Traditional Learning Management Systems often focus more on administrative tasks than supporting the actual learning process. New learner-centric systems and technologies support learners with personalised learning paths, study recommendations, and provide students with an understanding of their own study-style. This can make learning more relevant and tailored to each individual, instead of assuming every learner has the same wants and needs.
New data-driven technologies can provide teachers with tools for structuring learning and implementing modern pedagogical practices, such as personalisation and individual pace of progression. By tracking learner progress and feedback, teachers can create and deliver courses that lead to better learning outcomes. Furthermore, with pedagogical metadata and impact analysis, teachers can receive insights about how to improve courses and where to focus interventions.
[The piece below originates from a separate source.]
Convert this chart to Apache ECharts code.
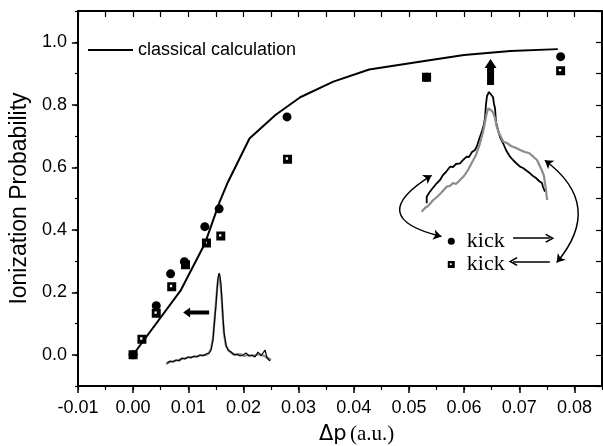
<!DOCTYPE html>
<html>
<head>
<meta charset="utf-8">
<script src="https://cdn.jsdelivr.net/npm/echarts@6/dist/echarts.min.js"></script>
<style>
html, body { margin: 0; padding: 0; background: #fff; }
#chart { width: 603px; height: 446px; }
</style>
</head>
<body>
<div id="chart"></div>
<script>
// axis ticks
var xTicks = [-0.01, 0.00, 0.01, 0.02, 0.03, 0.04, 0.05, 0.06, 0.07, 0.08];
var yTicks = [0.0, 0.2, 0.4, 0.6, 0.8, 1.0];

// classical calculation curve [dp, P]
var classicalCalc = [
	[0.0, 0.0], [0.0086, 0.205], [0.013, 0.355], [0.0157, 0.49], [0.0172, 0.553],
	[0.0211, 0.692], [0.0258, 0.767], [0.0303, 0.824], [0.0363, 0.874], [0.0428, 0.913],
	[0.054, 0.943], [0.06, 0.959], [0.0684, 0.972], [0.077, 0.978]
];
// measured points, kick -> (circles)
var kickForward = [
	[0.0, 0.0], [0.0042, 0.157], [0.0068, 0.259], [0.0093, 0.298], [0.013, 0.41],
	[0.0156, 0.467], [0.0279, 0.761], [0.0532, 0.888], [0.0775, 0.954]
];
// measured points, kick <- (squares)
var kickBackward = [
	[0.0, 0.0], [0.0016, 0.05], [0.0042, 0.133], [0.007, 0.218], [0.0095, 0.288],
	[0.0133, 0.358], [0.0159, 0.38], [0.028, 0.626], [0.0532, 0.888], [0.0775, 0.909]
];

// inset spectra (arbitrary units)
var inset1Black = [
	[1,2],[4,4],[7,3],[10,5],[13,4],[16,7],[19,6],[22,8],[25,7],[28,9],[31,8],[34,10],[37,9],
	[40,11],[43,12],[45,15],[47,25],[48,37],[49,49],[50,60],[51,75],[52,87],[53,92],[54,89],
	[55,80],[56,65],[57,47],[58,33],[60,20],[62,15],[65,13],[68,10],[71,11],[74,9],[77,10],
	[80,12],[83,9],[86,10],[89,8],[92,13],[95,9],[97,8],[99,15],[101,7],[104,4]
];
var inset1Gray = [
	[0,1],[4,3],[8,4],[12,5],[16,6],[20,7],[24,8],[28,8],[32,9],[36,10],[40,10],[43,12],
	[45,16],[47,27],[48,39],[49,51],[50,63],[51,75],[52,85],[53,89],[54,85],[55,75],[56,61],
	[57,45],[58,31],[60,19],[63,14],[66,12],[70,10],[74,11],[78,9],[82,10],[86,9],[90,10],
	[94,11],[98,9],[102,7],[105,5]
];
var inset2Black = [
	[6.7,11.7],[6.7,18.3],[9,22],[12,26],[16.7,31.7],[20,35],[23,40],[26,43],[30,48.3],[33,48],
	[36,51],[40,51.7],[43,55],[46.7,58.3],[49,58],[52,63],[55,65],[57,69],[60,78.3],[62,84],
	[64,91],[65,97],[66,111],[67,119],[69,123],[71,121],[73,118],[74,111],[75,107],[76,93],
	[78,85],[80,78],[83,72],[86,65],[90,58.3],[93,55],[96,52],[100,48.3],[103,47],[107,44],
	[110,41.7],[113,39],[116,37],[119,34],[122,32],[123,28],[125,23.3]
];
var inset2Gray = [
	[1.7,3.3],[5,7],[8,9],[13.3,15],[17,18],[21,22],[26.7,28.3],[30,29],[33,32],[36,31],
	[40,35],[44,39],[48,45],[53.3,55],[56,60],[60,71.7],[63,83],[65,93],[66.7,101.7],[68.3,106.7],
	[70,105],[72,104],[73.3,101.7],[75,97],[76.7,88.3],[79,82],[83.3,73.3],[87,72],[91,69],
	[96.7,66.7],[100,65],[105,63],[109,62],[113.3,58.3],[117,55],[121.7,45],[124,39],[125,31.7],
	[126,25],[126.7,18.3],[127.3,15]
];

// annotations, in data coordinates
var leftArrowPos = [[0.01143, 0.135]];
var upArrowPos = [[0.0648, 0.905]];
var kickCirclePos = [[0.05768, 0.3635]];
var kickSquarePos = [[0.05768, 0.2887]];
var curvedArrowsLeft = [[[0.05411, 0.5743], [0.05589, 0.3786]]];
var curvedArrowsRight = [[[0.07464, 0.6224], [0.07679, 0.2952]]];
var straightArrows = [
	[[0.06888, 0.3731], [0.07554, 0.3731]],
	[[0.07554, 0.2984], [0.06888, 0.2984]]
];

var squareSymbol = 'path://M0,0H10V10H0Z M3,3V5.6H5.6V3Z';
var chevron = 'path://M5,0L10,9L8.6,10L5,3.4L1.4,10L0,9Z';
var sansFont = 'Liberation Sans';
var serifFont = 'Liberation Serif';

var chart = echarts.init(document.getElementById('chart'));

var option = {
	backgroundColor: '#fff',
	animation: false,
	legend: {
		data: [{ name: 'classical calculation', icon: 'rect' }],
		left: 88,
		top: 41,
		padding: 0,
		itemWidth: 45,
		itemHeight: 2,
		itemGap: 9,
		textStyle: { fontFamily: sansFont, fontSize: 18, color: '#000' }
	},
	grid: [
		{ left: 71, top: 11, right: 1, bottom: 60 },
		{ left: 166, top: 265, width: 106, height: 100 },
		{ left: 420, top: 85, width: 130, height: 130 }
	],
	graphic: [{
		type: 'text',
		left: 319,
		top: 424,
		style: {
			text: '{a|Δp} {b|(a.u.)}',
			rich: {
				a: { fontFamily: 'DejaVu Sans', fontSize: 21, fill: '#000' },
				b: { fontFamily: serifFont, fontSize: 21, fill: '#000' }
			}
		}
	}],
	xAxis: [
		{
			type: 'value', gridIndex: 0, position: 'bottom',
			min: -0.01, max: 0.085, interval: 0.01,
			axisLine: { onZero: false, lineStyle: { color: '#000', width: 2 } },
			axisTick: { length: 7, lineStyle: { color: '#000', width: 1.5 }, customValues: xTicks },
			axisLabel: {
				customValues: xTicks, margin: 13, color: '#000', fontFamily: sansFont, fontSize: 18,
				formatter: function (v) { return v.toFixed(2); }
			},
			splitLine: { show: false }
		},
		{
			type: 'value', gridIndex: 0, position: 'bottom',
			min: -0.01, max: 0.085, interval: 0.005,
			axisLine: { show: false, onZero: false },
			axisTick: { length: 4, lineStyle: { color: '#000', width: 1.2 } },
			axisLabel: { show: false },
			splitLine: { show: false }
		},
		{
			type: 'value', gridIndex: 0, position: 'top',
			min: -0.01, max: 0.085, interval: 0.005,
			axisLine: { onZero: false, lineStyle: { color: '#000', width: 2 } },
			axisTick: { inside: true, length: 6, lineStyle: { color: '#000', width: 1.2 } },
			axisLabel: { show: false },
			splitLine: { show: false }
		},
		{ type: 'value', gridIndex: 1, min: 0, max: 106, show: false },
		{ type: 'value', gridIndex: 2, min: 0, max: 130, show: false }
	],
	yAxis: [
		{
			type: 'value', gridIndex: 0, position: 'left',
			min: -0.1, max: 1.1, interval: 0.1,
			name: 'Ionization Probability',
			nameLocation: 'middle',
			nameGap: 30,
			nameTextStyle: { fontFamily: sansFont, fontSize: 23, color: '#000' },
			axisLine: { onZero: false, lineStyle: { color: '#000', width: 2 } },
			axisTick: { length: 6, lineStyle: { color: '#000', width: 1.5 }, customValues: yTicks },
			axisLabel: {
				customValues: yTicks, margin: 11, color: '#000', fontFamily: sansFont, fontSize: 18,
				formatter: function (v) { return v.toFixed(1); }
			},
			splitLine: { show: false }
		},
		{
			type: 'value', gridIndex: 0, position: 'left',
			min: -0.1, max: 1.1, interval: 0.1,
			axisLine: { show: false, onZero: false },
			axisTick: { length: 3, lineStyle: { color: '#000', width: 1.2 } },
			axisLabel: { show: false },
			splitLine: { show: false }
		},
		{
			type: 'value', gridIndex: 0, position: 'right',
			min: -0.1, max: 1.1, interval: 0.1,
			axisLine: { onZero: false, lineStyle: { color: '#000', width: 2 } },
			axisTick: { inside: true, length: 6, lineStyle: { color: '#000', width: 1.2 } },
			axisLabel: { show: false },
			splitLine: { show: false }
		},
		{ type: 'value', gridIndex: 1, min: 0, max: 100, show: false },
		{ type: 'value', gridIndex: 2, min: 0, max: 130, show: false }
	],
	series: [
		{
			name: 'classical calculation', type: 'line', data: classicalCalc,
			xAxisIndex: 0, yAxisIndex: 0, symbol: 'none',
			lineStyle: { color: '#000', width: 2 }, itemStyle: { color: '#000' }
		},
		{
			name: 'kick forward', type: 'scatter', data: kickForward,
			xAxisIndex: 0, yAxisIndex: 0, symbol: 'circle', symbolSize: 9,
			itemStyle: { color: '#000', opacity: 1 }
		},
		{
			name: 'kick backward', type: 'scatter', data: kickBackward,
			xAxisIndex: 0, yAxisIndex: 0, symbol: squareSymbol, symbolSize: 9,
			itemStyle: { color: '#000', opacity: 1 }
		},
		{
			name: 'inset1 gray', type: 'line', data: inset1Gray,
			xAxisIndex: 3, yAxisIndex: 3, symbol: 'none',
			lineStyle: { color: '#8c8c8c', width: 2.2 }
		},
		{
			name: 'inset1 black', type: 'line', data: inset1Black,
			xAxisIndex: 3, yAxisIndex: 3, symbol: 'none',
			lineStyle: { color: '#000', width: 1.2 }
		},
		{
			name: 'inset2 black', type: 'line', data: inset2Black,
			xAxisIndex: 4, yAxisIndex: 4, symbol: 'none',
			lineStyle: { color: '#000', width: 1.8 }
		},
		{
			name: 'inset2 gray', type: 'line', data: inset2Gray,
			xAxisIndex: 4, yAxisIndex: 4, symbol: 'none',
			lineStyle: { color: '#8c8c8c', width: 2.2 }
		},
		{
			name: 'left arrow', type: 'scatter', data: leftArrowPos,
			xAxisIndex: 0, yAxisIndex: 0,
			symbol: 'path://M0,5L7,0L7,3L26,3L26,7L7,7L7,10Z', symbolSize: [26, 10],
			itemStyle: { color: '#000', opacity: 1 }
		},
		{
			name: 'up arrow', type: 'scatter', data: upArrowPos,
			xAxisIndex: 0, yAxisIndex: 0,
			symbol: 'path://M6,0L12,9L9.5,9L9.5,26L2.5,26L2.5,9L0,9Z', symbolSize: [12, 26],
			itemStyle: { color: '#000', opacity: 1 }
		},
		{
			name: 'kick label circle', type: 'scatter', data: kickCirclePos,
			xAxisIndex: 0, yAxisIndex: 0, symbol: 'circle', symbolSize: 7,
			itemStyle: { color: '#000', opacity: 1 },
			label: {
				show: true, position: 'right', distance: 12, formatter: 'kick',
				fontFamily: serifFont, fontSize: 22, color: '#000'
			}
		},
		{
			name: 'kick label square', type: 'scatter', data: kickSquarePos,
			xAxisIndex: 0, yAxisIndex: 0, symbol: squareSymbol, symbolSize: 7,
			itemStyle: { color: '#000', opacity: 1 },
			label: {
				show: true, position: 'right', distance: 12, formatter: 'kick',
				fontFamily: serifFont, fontSize: 22, color: '#000'
			}
		},
		{
			name: 'curve left', type: 'lines', coordinateSystem: 'cartesian2d',
			xAxisIndex: 0, yAxisIndex: 0,
			data: curvedArrowsLeft.map(function (c) { return { coords: c }; }),
			symbol: ['arrow', 'arrow'], symbolSize: 8,
			lineStyle: { color: '#000', width: 1.5, opacity: 1, curveness: -1.2 }
		},
		{
			name: 'curve right', type: 'lines', coordinateSystem: 'cartesian2d',
			xAxisIndex: 0, yAxisIndex: 0,
			data: curvedArrowsRight.map(function (c) { return { coords: c }; }),
			symbol: ['arrow', 'arrow'], symbolSize: 8,
			lineStyle: { color: '#000', width: 1.5, opacity: 1, curveness: 0.53 }
		},
		{
			name: 'straight arrows', type: 'lines', coordinateSystem: 'cartesian2d',
			xAxisIndex: 0, yAxisIndex: 0,
			data: straightArrows.map(function (c) { return { coords: c }; }),
			symbol: ['none', chevron], symbolSize: [10, 9],
			lineStyle: { color: '#000', width: 1.5, opacity: 1, curveness: 0 }
		}
	]
};

chart.setOption(option);
</script>
</body>
</html>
Technology hasn't always been a focus in our education programmes. How would you break down some of the myths out there for anyone reticent about the place of technology at UWC?
1: Technology is difficult to use and implement.
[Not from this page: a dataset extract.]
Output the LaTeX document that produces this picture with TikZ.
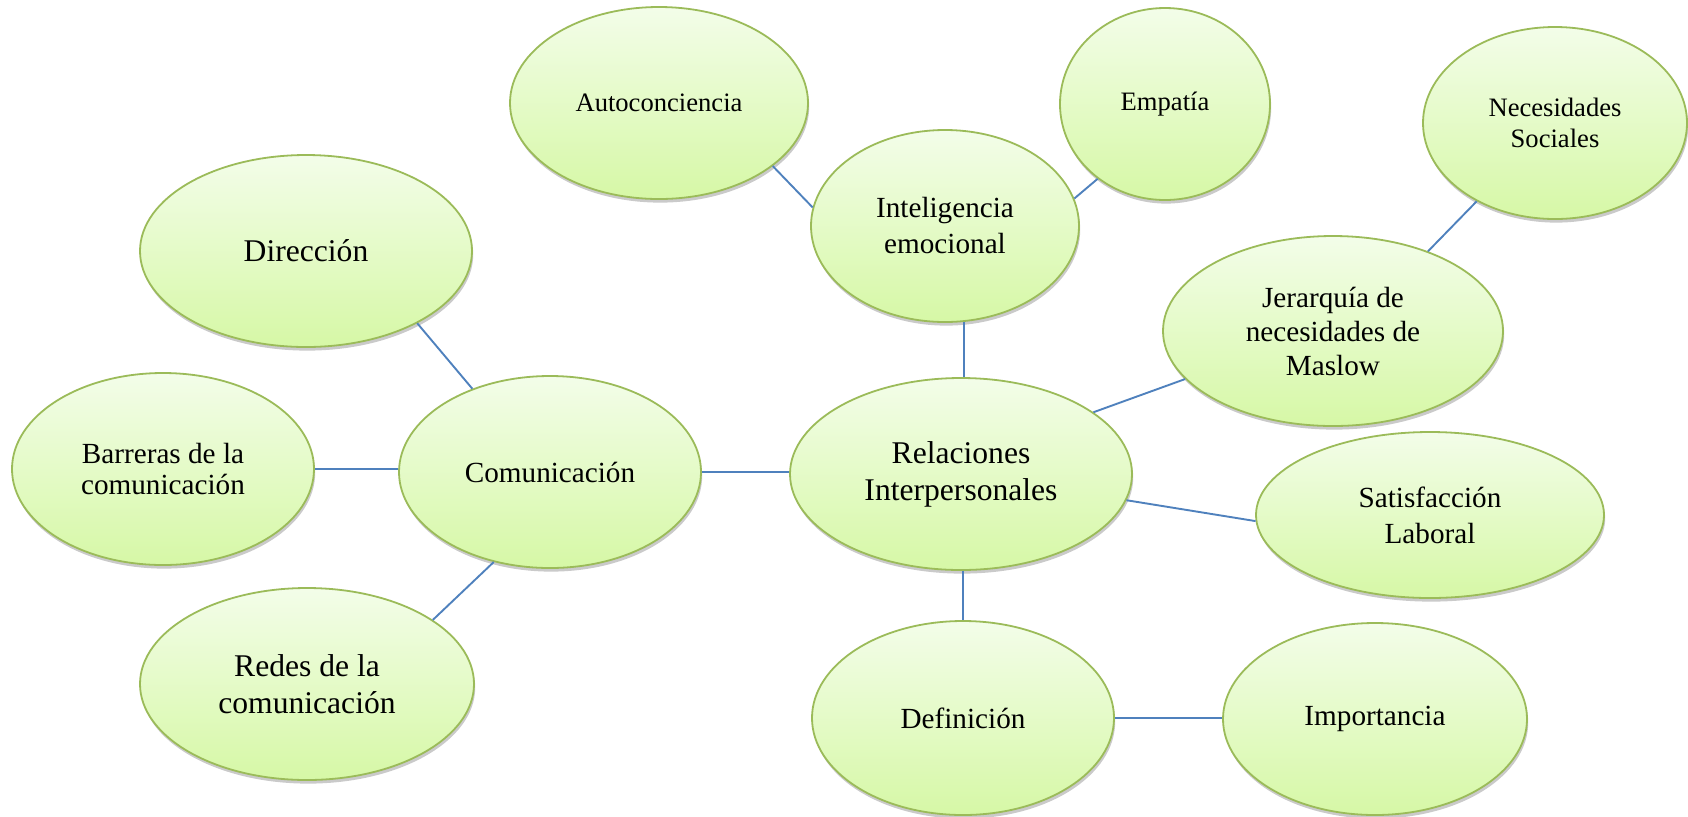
\documentclass[tikz,border=0pt]{standalone}
\usepackage{fontspec}
\setmainfont{Liberation Serif}
\usepackage{xcolor}
\usepackage{tikz}
\usetikzlibrary{shapes.geometric,shadows}
\definecolor{bubline}{HTML}{9BBB59}
\definecolor{bubtop}{HTML}{F3FDE9}
\definecolor{bubbot}{HTML}{D6F8A6}
\definecolor{link}{HTML}{4F81BD}

\begin{document}
\begin{tikzpicture}[x=0.5pt, y=-0.5pt,
  bub/.style={ellipse, draw=bubline, line width=0.9pt, top color=bubtop, bottom color=bubbot, inner sep=0pt, align=center,
    drop shadow={shadow xshift=0.6pt, shadow yshift=-1.8pt, opacity=0.35, fill=black!60}},
  fs/.style={font=\fontsize{13.3}{15.5}\selectfont},
  fm/.style={font=\fontsize{14.6}{18}\selectfont},
  fl/.style={font=\fontsize{15.8}{18.6}\selectfont},
  ln/.style={draw=link, line width=0.95pt}]
\useasboundingbox (0,0) rectangle (1688,816);
% outer ring
\node[bub, fs, minimum width=149pt, minimum height=96pt] (auto) at (659,103) {Autoconciencia};
\node[bub, fs, minimum width=105pt, minimum height=96pt] (emp) at (1165,104) {Empatía};
\node[bub, fs, minimum width=132pt, minimum height=96pt] (nec) at (1555,123) {Necesidades\\Sociales};
\node[bub, fm, minimum width=134pt, minimum height=96pt] (intel) at (945,226) {Inteligencia\\emocional};
\node[bub, fl, minimum width=166pt, minimum height=96pt] (dir) at (306,251) {Dirección};
\node[bub, font=\fontsize{14.6}{17}\selectfont, minimum width=170pt, minimum height=95pt] (jer) at (1333,331) {Jerarquía de\\necesidades de\\Maslow};
\node[bub, font=\fontsize{14.6}{15.5}\selectfont, minimum width=151pt, minimum height=96pt] (barr) at (163,469) {Barreras de la\\comunicación};
\node[bub, fm, minimum width=151pt, minimum height=96pt] (com) at (550,472) {Comunicación};
\node[bub, fl, minimum width=171pt, minimum height=96pt] (rel) at (961,474) {Relaciones\\Interpersonales};
\node[bub, fm, minimum width=174pt, minimum height=83pt] (sat) at (1430,515) {Satisfacción\\Laboral};
\node[bub, fl, minimum width=167pt, minimum height=96pt] (redes) at (307,684) {Redes de la\\comunicación};
\node[bub, fm, minimum width=151pt, minimum height=97pt] (def) at (963,718) {Definición};
\node[bub, fm, minimum width=152pt, minimum height=96pt] (imp) at (1375,719) {Importancia};
% links
\draw[ln] (auto.-29) -- (intel.172);
\draw[ln] (emp.228) -- (intel.12);
\draw[ln] (nec.225) -- (jer.40);
\draw[ln] (intel.-79) -- (intel.-79 |- rel.north);
\draw[ln] (jer.198) -- (rel.25);
\draw[ln] (rel.-9) -- (sat.182);
\draw[ln] (def.north |- rel.south) -- (def.north);
\draw[ln] (def.east) -- (def.east -| imp.west);
\draw[ln] (com.east) -- (com.east -| rel.west);
\draw[ln] (dir.-33) -- (com.133);
\draw[ln] (barr.east) -- (barr.east -| com.west);
\draw[ln] (redes.27) -- (com.238);
\end{tikzpicture}
\end{document}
Introduction of new technology has often been accompanied with days of training and frustrated roll-outs. With modern, user-centric tools, this doesn't have to be the case. Well-designed technology is intuitive and makes life easier from the day you start using it. It takes over some of the manual work and gives insights, giving teachers and students more time to focus on what matters - actually learning.
2: Robots will replace teachers.
The implementation of new technologies will naturally change the way we deliver learning experiences to students. It will make teaching a more collaborative process, but Artificial Intelligence won’t replace teachers! Educators will still be needed to create the communities of practice within which technology is purposefully utilised.
3: Students are already too immersed in tech!
Another fear relating to online learning is that it results in a loss of “personal touch” from the learning experience, and that it isolates learners. Many people talk about blended learning, which is the need for a range of different tools, experiences, relationships and interactions, curated towards learning goals. An online or digital experience is just part of the suite of choices. What I have observed is that more benefits than limitations can be delivered from adding online experiences into the learning journey, as it enables more variety and it can really aid inclusion.
4. What about student privacy?
An important concern relating to adopting new online technologies is data privacy - and so it should be. The responsible operators are obliged to take care of this and should be able to verify it, too. The issue of data is, however, manifold and can easily lead to unnecessary misunderstandings. It is one thing to ensure you have transparent access to your personal data and where is it stored. But another aspect to it is how the collected non-personal level metadata provides us with analytics and helps to deliver learner-adaptive actions supporting the individual.
So how could this learning technology help serve the UWC mission?
In this VUCA (volatile, uncertain, complex and ambiguous) global context, UWC students and alumni need the skills, platforms and experiences to learn constantly. This will help us adapt and creatively problem-solve for peace and a sustainable future.
We are already a global community of students, teachers, and alumni who collaborate, share, learn and co-create. Innovative technologies can take this further by weaving together learning experiences at UWC schools and colleges - as well as for and with UWC alumni and partners. These technologies can help with self-determined learning and the individual learning journey, as much as they can support learning across the movement to help us achieve common aims. Our exciting challenge is how to harness the best that digital learning has to offer in our journey to make education a force to unite people, nations, and cultures for peace and a sustainable future.